Critical Path Network: Compliance with protocols may improve outcomes
First large-scale safety study of CABG procedures
What has been called the first large-scale study to examine patient safety issues for isolated coronary artery bypass graft (CABG) showed that hospitals with the highest compliance with three recommended protocols had notably lower risk-adjusted mortality rates than those hospitals whose compliance ranked in the bottom 20%.
Representatives of Premier Healthcare Informatics in San Diego and Aurora Health Care in Milwaukee presented the results of the study, "Metrics and Measurement in Patient Safety," at the Sixth Annual National Patient Safety Foundation (NPSF) Congress in Boston on May 5.
The yearlong study, which included 134 hospitals and more than 40,000 patients, examined the effectiveness of care using widely accepted protocols (i.e., use of aspirin, beta-blockers, and an internal mammary grafting procedure) and the impact on patient safety and costs.
The findings showed that the variance between the top- and bottom-quintile (i.e., 20% increments) hospitals in terms of compliance with these protocols was as high as 22%. For example, the top quintile used beta-blockers 97.9% of the time, compared to 75.1% for the bottom quintile.
The top quintile also had a risk-adjusted mortality rate of 2.4%, compared to 2.8% for the bottom quintile, a 14% difference. Given that some 350,000 CABG procedures are performed annually in the United States with a mortality rate of 2.66%, according to a Journal of the American Medical Association study published January 2004, a 14% improvement in mortality outcomes would translate into 1,300 saved lives a year.
In addition, approximately 4% of all CABG patients were flagged with one or more patient safety indicators (PSIs), which indicate that the patient is at risk for a preventable adverse event. The excess variable cost per case for PSI patients was $15,620.
No correlation was found between hospital volume of CABG procedures and observed PSIs, although hospitals that did fewer than 200 procedures had much wider variances in performance.
The NPSF study was developed using data from Premier’s Perspective, a web-based clinical performance measurement system that provides patient-level detail to identify opportunities in clinical quality and efficiency.

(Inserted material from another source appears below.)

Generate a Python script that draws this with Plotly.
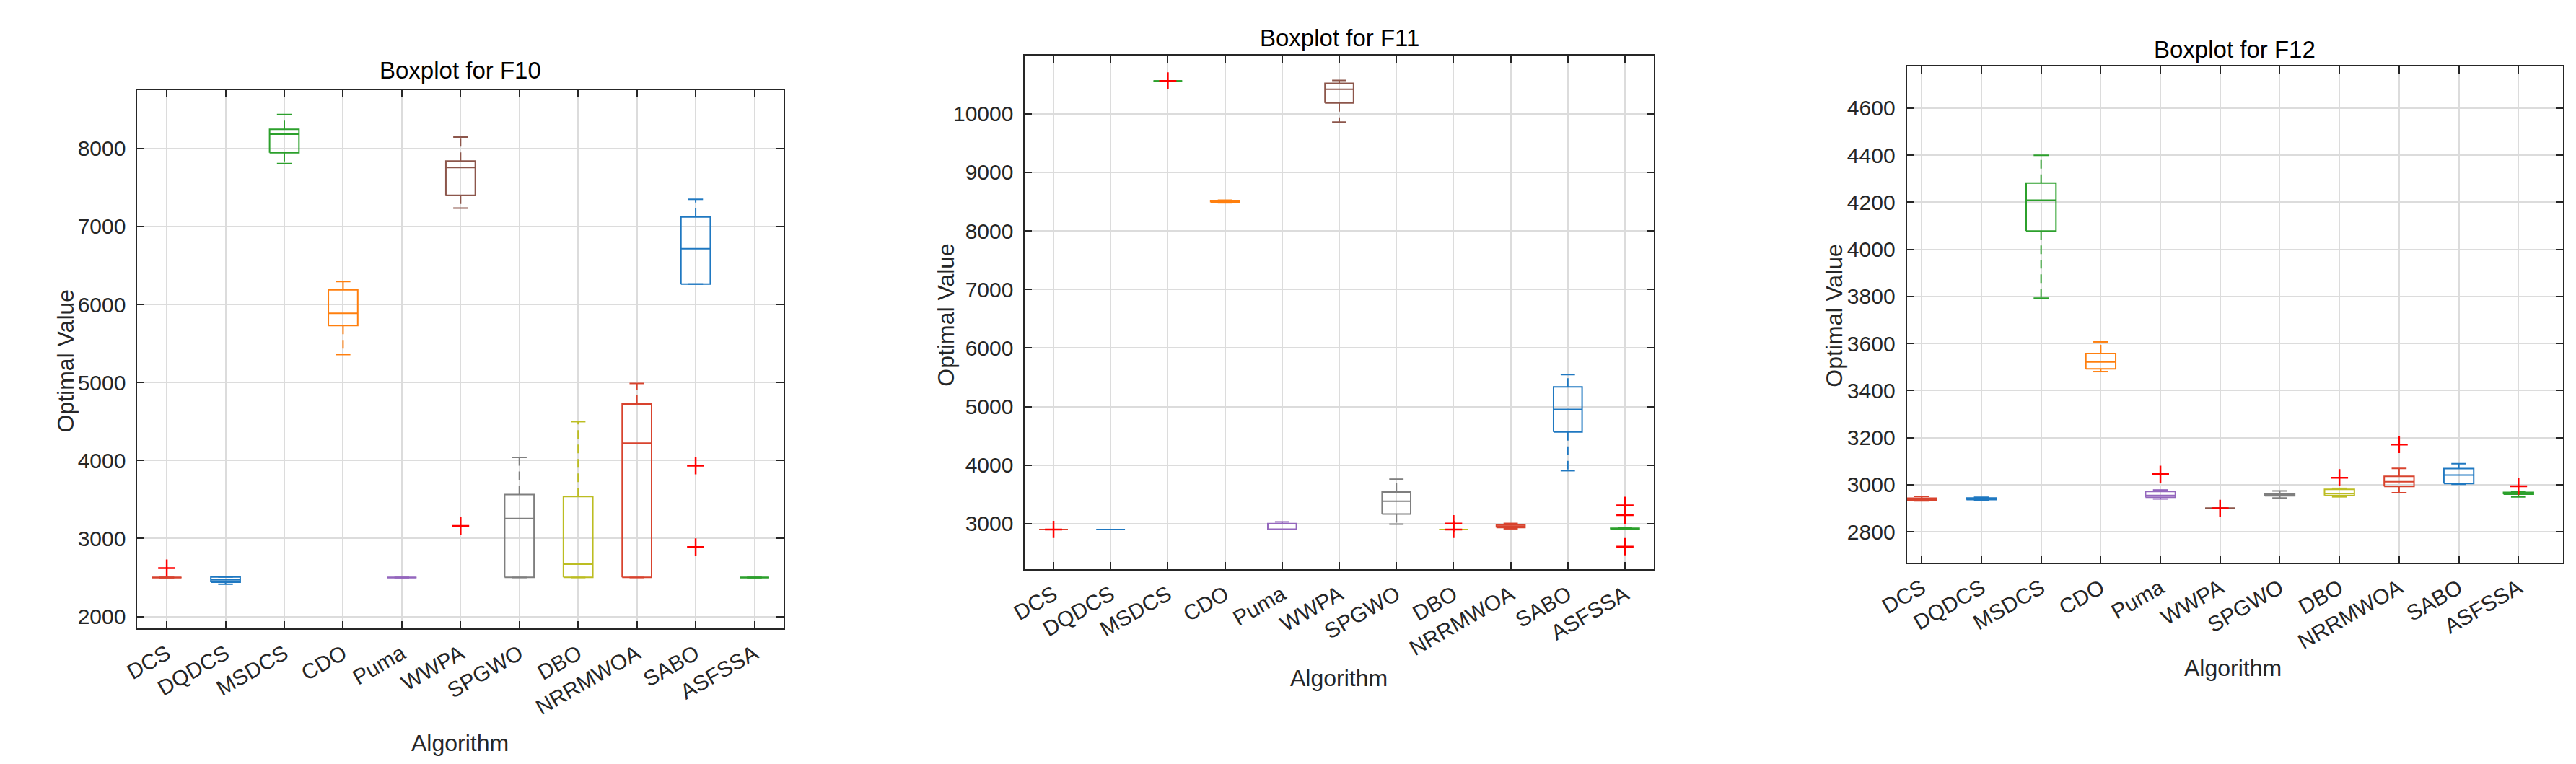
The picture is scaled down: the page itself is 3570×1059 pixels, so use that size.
import plotly.graph_objects as go

algorithms = ["DCS", "DQDCS", "MSDCS", "CDO", "Puma", "WWPA", "SPGWO", "DBO", "NRRMWOA", "SABO", "ASFSSA"]
colors = ["#d8432e", "#1f78c1", "#2ca02c", "#ff7f0e", "#9467bd", "#8c564b",
          "#7f7f7f", "#bcbd22", "#d8432e", "#1f78c1", "#2ca02c"]

# ---- F10 ----
f10_low  = [2500, 2414, 7807, 5358, 2500, 7235, 2500, 2500, 2500, 6262, 2500]
f10_q1   = [2500, 2439, 7945, 5729, 2500, 7399, 2502, 2502, 2502, 6262, 2500]
f10_med  = [2500, 2470, 8183, 5886, 2500, 7756, 3256, 2672, 4222, 6714, 2500]
f10_q3   = [2500, 2508, 8246, 6187, 2500, 7838, 3563, 3538, 4724, 7122, 2500]
f10_high = [2500, 2508, 8434, 6294, 2500, 8146, 4040, 4498, 4988, 7348, 2500]
f10_out  = [[2621], [], [], [], [], [3161], [], [], [], [3933, 2891], []]

# ---- F11 ----
f11_low  = [2900, 2900, 10563, 8480, 2900, 9859, 2992, 2900, 2913, 3905, 2900]
f11_q1   = [2900, 2900, 10563, 8488, 2900, 10186, 3165, 2900, 2935, 4566, 2903]
f11_med  = [2900, 2900, 10563, 8505, 2905, 10420, 3384, 2900, 2958, 4951, 2912]
f11_q3   = [2900, 2900, 10563, 8518, 3000, 10521, 3541, 2900, 2980, 5337, 2922]
f11_high = [2900, 2900, 10563, 8525, 3030, 10571, 3760, 2900, 3004, 5546, 2925]
f11_out  = [[2901], [], [10563], [], [], [], [], [3000, 2901], [], [], [3314, 3145, 2607]]

# ---- F12 ----
f12_low  = [2932, 2933, 3793, 3481, 2940, 2900, 2944, 2949, 2966, 3002, 2949]
f12_q1   = [2935, 2937, 4078, 3493, 2947, 2900, 2953, 2955, 2993, 3005, 2960]
f12_med  = [2938, 2940, 4209, 3522, 2955, 2900, 2957, 2963, 3013, 3041, 2964]
f12_q3   = [2943, 2944, 4282, 3558, 2972, 2900, 2962, 2981, 3036, 3069, 2968]
f12_high = [2951, 2947, 4400, 3607, 2978, 2900, 2974, 2985, 3070, 3090, 2972]
f12_out  = [[], [], [], [], [3045], [2900], [], [3030], [3171], [], [2994]]

titles = ["Boxplot for F10", "Boxplot for F11", "Boxplot for F12"]
y_ticks = [list(range(2000, 8001, 1000)), list(range(3000, 10001, 1000)), list(range(2800, 4601, 200))]

W, H = 3570, 1059
FONT = "Liberation Sans, Arial, Helvetica, sans-serif"
AXC = "#262626"

# panel geometry in pixels: (left, right, top, bottom)
panels = [(144, 1050, 117, 863), (1388, 2269, 69, 781), (2624, 3544, 83.5, 772)]
y_ranges = [[1848, 8747], [2222, 10996], [2669, 4779]]
x_ranges = [[-0.5, 10.5], [-0.5, 10.5], [-0.25, 10.75]]
title_pos = [(597, 90), (1829, 45), (3084, 60)]
ylab_pos = [(43, 492), (1277, 428), (2522, 429)]
xlab_pos = [(596, 1022), (1828, 932), (3081, 918)]

data = [
    (f10_low, f10_q1, f10_med, f10_q3, f10_high, f10_out),
    (f11_low, f11_q1, f11_med, f11_q3, f11_high, f11_out),
    (f12_low, f12_q1, f12_med, f12_q3, f12_high, f12_out),
]

fig = go.Figure()
BW = 0.25   # half box width
CW = 0.125  # half cap width

for p, (low, q1, med, q3, high, outs) in enumerate(data):
    xa = "x" if p == 0 else f"x{p+1}"
    ya = "y" if p == 0 else f"y{p+1}"
    for i in range(len(algorithms)):
        c = colors[i]
        # whiskers (dashed)
        fig.add_trace(go.Scatter(
            x=[i, i, None, i, i], y=[q3[i], high[i], None, q1[i], low[i]],
            mode="lines", line=dict(color=c, width=2, dash="12px,8px"),
            xaxis=xa, yaxis=ya, hoverinfo="skip", showlegend=False))
        # box, median, caps
        fig.add_trace(go.Scatter(
            x=[i - BW, i + BW, i + BW, i - BW, i - BW, None,
               i - BW, i + BW, None, i - CW, i + CW, None, i - CW, i + CW],
            y=[q1[i], q1[i], q3[i], q3[i], q1[i], None,
               med[i], med[i], None, high[i], high[i], None, low[i], low[i]],
            mode="lines", line=dict(color=c, width=2),
            xaxis=xa, yaxis=ya, name=algorithms[i], showlegend=False))
    ox, oy = [], []
    for i, vals in enumerate(outs):
        for v in vals:
            ox.append(i)
            oy.append(v)
    fig.add_trace(go.Scatter(
        x=ox, y=oy, mode="markers",
        marker=dict(symbol="cross-thin", size=17, line=dict(color="#ff0000", width=2.5)),
        xaxis=xa, yaxis=ya, showlegend=False))

layout = dict(width=W, height=H, margin=dict(l=0, r=0, t=0, b=0),
              paper_bgcolor="white", plot_bgcolor="white", showlegend=False,
              font=dict(family=FONT, color=AXC))
annotations = []
for p, (l, r, t, b) in enumerate(panels):
    sx = "" if p == 0 else str(p + 1)
    layout["xaxis" + sx] = dict(
        domain=[l / W, r / W], anchor="y" + sx, range=x_ranges[p],
        tickmode="array", tickvals=list(range(len(algorithms))), ticktext=algorithms,
        tickangle=-30, tickfont=dict(size=30, family=FONT, color=AXC),
        showgrid=True, gridcolor="#dcdcdc", gridwidth=2, zeroline=False,
        showline=True, linecolor=AXC, linewidth=2, mirror="allticks",
        ticks="inside", ticklen=10, tickwidth=2, tickcolor=AXC, ticklabelstandoff=4)
    layout["yaxis" + sx] = dict(
        domain=[1 - b / H, 1 - t / H], anchor="x" + sx, range=y_ranges[p],
        tickmode="array", tickvals=y_ticks[p], ticktext=[str(v) for v in y_ticks[p]],
        tickfont=dict(size=30, family=FONT, color=AXC),
        showgrid=True, gridcolor="#dcdcdc", gridwidth=2, zeroline=False,
        showline=True, linecolor=AXC, linewidth=2, mirror="allticks",
        ticks="inside", ticklen=10, tickwidth=2, tickcolor=AXC, ticklabelstandoff=8)
    tx, ty = title_pos[p]
    annotations.append(dict(text=titles[p], x=tx / W, y=1 - ty / H, xref="paper", yref="paper",
                            showarrow=False, xanchor="center", yanchor="middle",
                            font=dict(size=33, family=FONT, color="black")))
    lx, ly = ylab_pos[p]
    annotations.append(dict(text="Optimal Value", x=lx / W, y=1 - ly / H, xref="paper", yref="paper",
                            showarrow=False, xanchor="center", yanchor="middle", textangle=-90,
                            font=dict(size=32, family=FONT, color=AXC)))
    ax_, ay_ = xlab_pos[p]
    annotations.append(dict(text="Algorithm", x=ax_ / W, y=1 - ay_ / H, xref="paper", yref="paper",
                            showarrow=False, xanchor="center", yanchor="middle",
                            font=dict(size=32, family=FONT, color=AXC)))
layout["annotations"] = annotations
fig.update_layout(**layout)
fig.write_html("out.html")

"PSIs have been studied before — someone did not just grab these out of the clouds — but the validity and true applicability to measure and monitor patient safety outcomes indicators has not been definitively validated, and that’s what we were trying to do," says Kathryn Leonhardt, MD, MPH, associate medical director for care management at Aurora Health Care.
"Our biggest challenge in patient safety is building a repository of solid evidence that validates how patient safety indicators and interventions directly impact clinical outcomes," she adds.
"This study is important because it examines patient safety across a broad range of hospitals. While its results are not conclusive, they do support the protocols recommended by the Agency for Healthcare Research and Quality [AHRQ], JCAHO [Joint Commission on Accreditation of Healthcare Organizations], and others. In addition, the study suggests that effective care is not only safer but also more cost-effective, which is consistent with the limited literature available on this topic."
Aurora and Premier have been working together since 1995, says Leonhardt, with Premier providing informatics services to process its data for process and quality improvement. "As the movement to focus on patient safety grew, my role became that of orchestrating and facilitating those efforts all within the system," she says. Aurora Health Care is a not-for-profit provider with 14 hospitals and 120 clinics to serve 80 communities throughout eastern Wisconsin.
Premier, she notes, recently developed a program through which they utilize AHRQ’s 20 patient safety indicators.
"As this conference approached, I started talking with Premier about their sizable database, and if, from our perspective as a local care provider, we could use it to drive patient safety efforts. CABG is a high-volume, high-risk, high-visibility quality issue, involving many regularity requirements on outcomes and processes of care," Leonhardt explains.
She asked Premier to draw the required information from data it had already collected for its database and determine how useful it would be.
"These PSIs are fairly new and have not necessarily been utilized across the board as measurements of safety," Leonhardt notes.
The results of the study indicate that the PSIs do have validity and applicability, she points out. "It’s not definitive, however. For that you need multiple studies. It was impressive on the large scale, but much harder on the small scale — the individual hospital level."
Leonhardt explains that when you drill down in the data from, for example, 40,000 cases to 1,000 cases, "you lose some of the forest for the trees." She recommends using the larger numbers as benchmarks, norms, and target goals.
"In other words, if for all 40,000 total, the norm is X% and the top performers were X - 10%, how do we compare?" she asks.
Leonhardt adds that the data all are APC/ DRG-adjusted, "So we should be dealing with apples and apples."
In summary, the study showed these reports give a snapshot of some of the safety indicators that are measured, Leonhardt says.
She cautions, however, that it "should not be a definitive statement of hospital safety outcomes, but rather to give you overall clinical conditions around those safety indicators."